When I reached around 5th grade depression hit me hard, around 10th grade I started showing sings of my mental illness, something I won't go in to detail right now. The age of 17 I was extremely manic. Taking off from home to skate board, 3 days latter I ended up in panama city, 2 days latter being detained by state patrol for skating on a interstate. Until my little trip I never truly felt alive, it took freezing nights sleeping under a bridge with my legs cramping up. Thing I would pass out and not wake up, to bring contrast to my life. It was a wake up call, but I didn't get the message. At 18 living in NC I left after a drunken party went south, 8 days throw Christmas I skated to Knoxville TN. Dying of cold and exhaustion, I finally realized why I felt this call to destruction. My years living in lucid dreams, fulfilling my every whim of my young imagination had left me numb to life. How can reality compete with something so amazing.

After a few more years of struggling with life I found a better way to give my life contrast, instead of giving myself life threatening system shocks. I began using lucid dreams to provide contrast. After all if I can make life boring by dreaming a better one, then I can make life amazing by living out awful experiences in my dreams. I found bring myself in to a state of fear, loneliness and hopelessness, drastically improved the quality of my waking life. After all water can be sweet when compared to a lemon. Nowadays I use this void as a reference point for life, I sink in to the most uncomfortable and painful feelings I can imagine. By compression making a life I was numb to, feel like a blessing.

It wasn't until latter that I found a school of thought that aliened with this idea, Stoicism. Remembering that it could always be worse, and that even tho suicide is always a option, it is better to have a poor existence then no existence. That's how I personally tend to sum it up, of course there's much more to it then that. Not trying to control external forces instead controlling your reaction to it. Finding reminders that most of what we pursues is not necessary for a good life. Often times I find myself sleeping on the floor without even a pillow to remind myself how comfy my bed is. Many might say I push my mental state a little hard doing this, but I unsure you how ever bleak and unhealthy my habits may seem it is very necessary.

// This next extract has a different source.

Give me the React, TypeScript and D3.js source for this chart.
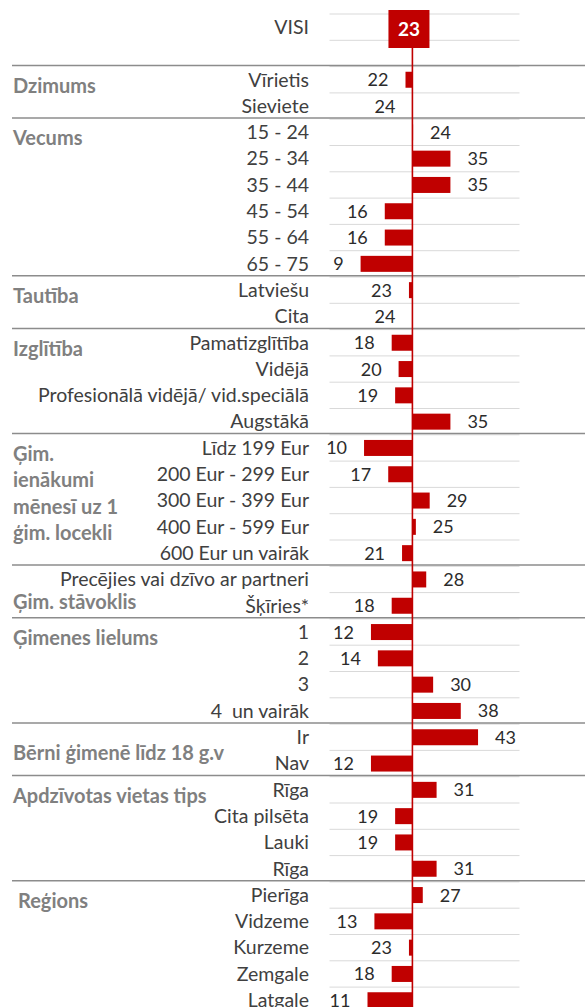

All this brings me back to artificial loneliness, aka my little personal void. I have found in the last year or so that I am beginning to enjoy discomfort and loneliness. I find myself thinking about living in the woods for extended amounts of time without interaction, and being perfectly content. I personally believe that all the crazy going on the world is driving me to seek isolation. Most of my friends have gone bonkers, and I find myself detesting them. There are very few people I can tolerate the company of anymore. I'm slipping in to my void during LDs more and more. Not to find contrast but to just be alone, Truly alone. I feel as tho the space I used to mentally train my emotions is now become my safe haven.

In all honesty I don't know were I was going with all of this, I don't wright out my thoughts much, so I guess this is more of a rant. I am interested to see if there are any parallels between our experiences. Feel free to pick apart my post and give criticism, I'm thick skinned, and prefer honest contrast to soothsaying. I imagine many of you will have points of views I haven't thought of, or considered on my use of LD, and I'd love to hear them. 

Anyway Nommennescio out



"What do you want a meaning for? Life is a desire, not a meaning." – Charlie Chaplin

Nameless

Writing out your thoughts and feelings can definitely help restore balance to your mind and soul. I hope this did that for you. You know I have a very different perspective on all this. Only to be expected of course and you and I have discussed this so won't go over it again now.

Instead I'll focus on your question about the void or an artificial void. You know about the Void and I am sure you will come across a few topics here discussing it. I think each of us though have had some experience with our own personal void, your artificial void. There might be some who would argue they are one and the same. Perhaps they are and as for myself I am not entirely sure.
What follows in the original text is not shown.